#### Collected data ####
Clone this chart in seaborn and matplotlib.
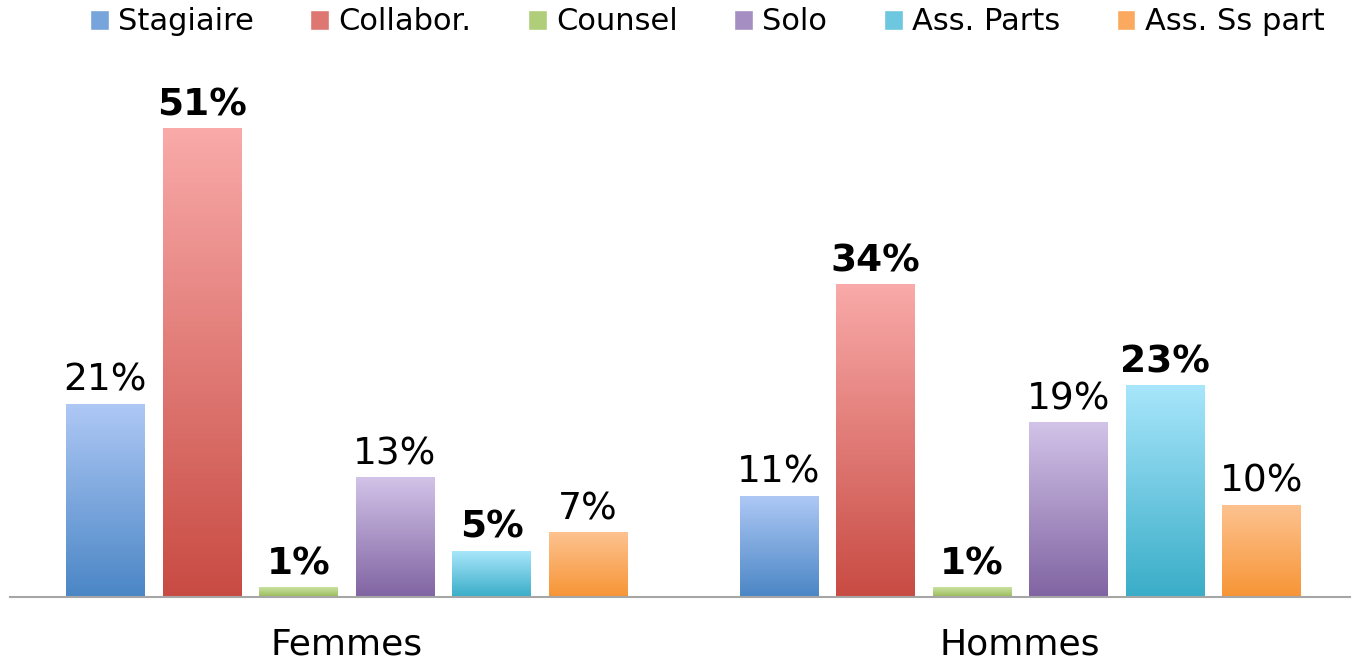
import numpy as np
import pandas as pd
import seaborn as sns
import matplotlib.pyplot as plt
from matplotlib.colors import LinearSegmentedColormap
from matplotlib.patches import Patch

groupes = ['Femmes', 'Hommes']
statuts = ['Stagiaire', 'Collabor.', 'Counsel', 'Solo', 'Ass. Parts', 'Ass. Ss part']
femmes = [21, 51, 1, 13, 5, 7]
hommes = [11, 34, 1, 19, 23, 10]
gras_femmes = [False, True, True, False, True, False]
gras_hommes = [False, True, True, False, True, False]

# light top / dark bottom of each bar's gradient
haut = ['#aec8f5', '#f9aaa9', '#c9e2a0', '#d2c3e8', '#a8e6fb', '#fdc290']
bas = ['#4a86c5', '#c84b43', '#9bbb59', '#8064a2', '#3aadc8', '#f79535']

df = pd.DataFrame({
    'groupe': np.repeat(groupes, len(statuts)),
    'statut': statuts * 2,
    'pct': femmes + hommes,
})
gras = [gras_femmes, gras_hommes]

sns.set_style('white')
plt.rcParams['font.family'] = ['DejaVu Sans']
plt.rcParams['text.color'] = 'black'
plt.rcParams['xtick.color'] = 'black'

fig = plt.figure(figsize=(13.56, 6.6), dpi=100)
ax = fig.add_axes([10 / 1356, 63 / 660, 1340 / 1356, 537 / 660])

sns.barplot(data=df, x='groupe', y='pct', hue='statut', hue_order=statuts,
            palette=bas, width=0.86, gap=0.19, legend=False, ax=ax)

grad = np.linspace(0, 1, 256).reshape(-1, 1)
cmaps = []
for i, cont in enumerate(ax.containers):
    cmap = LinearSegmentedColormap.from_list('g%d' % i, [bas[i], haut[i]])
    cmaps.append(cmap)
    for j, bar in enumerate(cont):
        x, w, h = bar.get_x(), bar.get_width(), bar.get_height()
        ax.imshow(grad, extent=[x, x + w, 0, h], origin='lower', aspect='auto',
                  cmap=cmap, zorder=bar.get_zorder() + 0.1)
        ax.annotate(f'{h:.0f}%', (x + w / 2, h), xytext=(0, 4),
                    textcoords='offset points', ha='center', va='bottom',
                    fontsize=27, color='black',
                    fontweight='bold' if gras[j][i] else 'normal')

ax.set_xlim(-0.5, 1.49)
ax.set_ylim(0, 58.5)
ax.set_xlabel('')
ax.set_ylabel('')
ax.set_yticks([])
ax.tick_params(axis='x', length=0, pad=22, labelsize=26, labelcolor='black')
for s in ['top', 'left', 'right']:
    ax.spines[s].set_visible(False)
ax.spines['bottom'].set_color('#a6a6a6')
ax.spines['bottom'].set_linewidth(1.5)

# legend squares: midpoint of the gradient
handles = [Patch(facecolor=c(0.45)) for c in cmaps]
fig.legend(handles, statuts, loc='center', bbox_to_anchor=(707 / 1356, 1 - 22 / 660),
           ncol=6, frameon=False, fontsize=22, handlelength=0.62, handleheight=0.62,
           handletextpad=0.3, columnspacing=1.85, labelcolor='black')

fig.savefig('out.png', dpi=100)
####
▸ Short exercise: Copy exactly the lines running from the beginning of the listing through the line that has "from matplotlib.patches import Patch". Drop the pictures.

▸ Task result:
Clone this chart in seaborn and matplotlib.
import numpy as np
import pandas as pd
import seaborn as sns
import matplotlib.pyplot as plt
from matplotlib.colors import LinearSegmentedColormap
from matplotlib.patches import Patch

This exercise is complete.